**** Given information

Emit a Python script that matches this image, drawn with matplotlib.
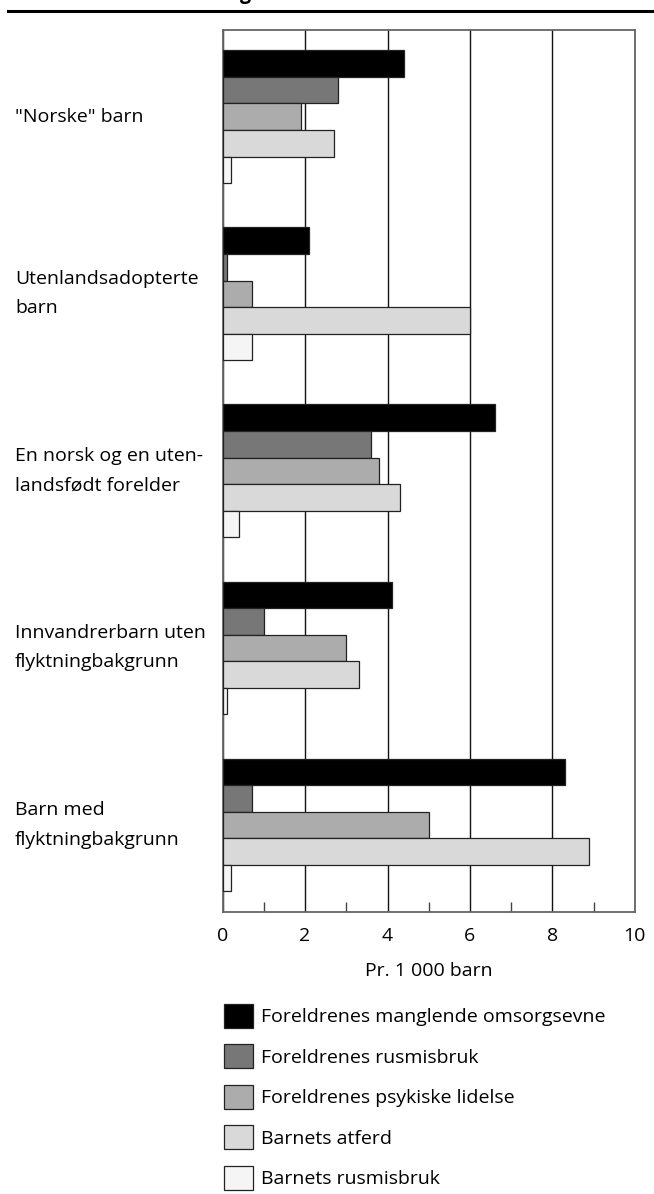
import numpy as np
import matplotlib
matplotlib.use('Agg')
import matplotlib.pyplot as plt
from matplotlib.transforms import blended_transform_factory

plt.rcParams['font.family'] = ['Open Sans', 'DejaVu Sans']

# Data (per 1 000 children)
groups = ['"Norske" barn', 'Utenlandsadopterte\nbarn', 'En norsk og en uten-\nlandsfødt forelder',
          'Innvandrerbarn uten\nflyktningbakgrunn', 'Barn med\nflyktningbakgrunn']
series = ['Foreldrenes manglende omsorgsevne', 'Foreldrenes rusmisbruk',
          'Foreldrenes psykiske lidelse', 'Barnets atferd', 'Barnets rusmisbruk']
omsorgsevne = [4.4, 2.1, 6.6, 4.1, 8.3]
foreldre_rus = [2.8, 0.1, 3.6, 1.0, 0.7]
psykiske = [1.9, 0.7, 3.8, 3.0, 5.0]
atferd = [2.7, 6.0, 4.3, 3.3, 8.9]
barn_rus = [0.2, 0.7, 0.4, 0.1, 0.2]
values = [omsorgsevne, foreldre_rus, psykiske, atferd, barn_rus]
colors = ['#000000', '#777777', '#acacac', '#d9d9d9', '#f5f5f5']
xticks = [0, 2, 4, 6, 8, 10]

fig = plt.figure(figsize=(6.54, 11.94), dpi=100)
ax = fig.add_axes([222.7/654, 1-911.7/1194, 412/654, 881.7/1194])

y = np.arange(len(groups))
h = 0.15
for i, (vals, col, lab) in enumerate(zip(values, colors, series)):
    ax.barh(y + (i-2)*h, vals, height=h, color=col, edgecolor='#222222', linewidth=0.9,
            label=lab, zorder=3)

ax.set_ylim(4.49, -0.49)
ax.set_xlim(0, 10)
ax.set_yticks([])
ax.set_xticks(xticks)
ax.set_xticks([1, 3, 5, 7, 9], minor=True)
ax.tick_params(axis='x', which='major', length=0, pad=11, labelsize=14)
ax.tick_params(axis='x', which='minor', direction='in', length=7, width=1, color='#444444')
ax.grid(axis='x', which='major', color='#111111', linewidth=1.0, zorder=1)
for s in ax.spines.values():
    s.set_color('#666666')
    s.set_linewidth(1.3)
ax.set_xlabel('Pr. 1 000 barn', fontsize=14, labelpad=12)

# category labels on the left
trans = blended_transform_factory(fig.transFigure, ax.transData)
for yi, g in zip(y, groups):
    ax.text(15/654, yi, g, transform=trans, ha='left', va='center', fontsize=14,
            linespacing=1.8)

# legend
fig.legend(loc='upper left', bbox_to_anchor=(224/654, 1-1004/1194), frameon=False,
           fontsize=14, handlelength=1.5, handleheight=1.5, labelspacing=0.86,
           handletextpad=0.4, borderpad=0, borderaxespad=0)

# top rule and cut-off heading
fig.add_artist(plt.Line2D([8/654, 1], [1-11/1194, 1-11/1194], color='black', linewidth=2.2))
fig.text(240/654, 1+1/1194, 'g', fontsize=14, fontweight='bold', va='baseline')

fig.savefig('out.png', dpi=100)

********

- _What you have to do_
From the first line of the listing above, repeat every line through the one holding "1-911.7/1194, 412/654, 881.7/1194])". Both ends count, and pictures stay out.

- _Task response_
Emit a Python script that matches this image, drawn with matplotlib.
import numpy as np
import matplotlib
matplotlib.use('Agg')
import matplotlib.pyplot as plt
from matplotlib.transforms import blended_transform_factory

plt.rcParams['font.family'] = ['Open Sans', 'DejaVu Sans']

# Data (per 1 000 children)
groups = ['"Norske" barn', 'Utenlandsadopterte\nbarn', 'En norsk og en uten-\nlandsfødt forelder',
          'Innvandrerbarn uten\nflyktningbakgrunn', 'Barn med\nflyktningbakgrunn']
series = ['Foreldrenes manglende omsorgsevne', 'Foreldrenes rusmisbruk',
          'Foreldrenes psykiske lidelse', 'Barnets atferd', 'Barnets rusmisbruk']
omsorgsevne = [4.4, 2.1, 6.6, 4.1, 8.3]
foreldre_rus = [2.8, 0.1, 3.6, 1.0, 0.7]
psykiske = [1.9, 0.7, 3.8, 3.0, 5.0]
atferd = [2.7, 6.0, 4.3, 3.3, 8.9]
barn_rus = [0.2, 0.7, 0.4, 0.1, 0.2]
values = [omsorgsevne, foreldre_rus, psykiske, atferd, barn_rus]
colors = ['#000000', '#777777', '#acacac', '#d9d9d9', '#f5f5f5']
xticks = [0, 2, 4, 6, 8, 10]

fig = plt.figure(figsize=(6.54, 11.94), dpi=100)
ax = fig.add_axes([222.7/654, 1-911.7/1194, 412/654, 881.7/1194])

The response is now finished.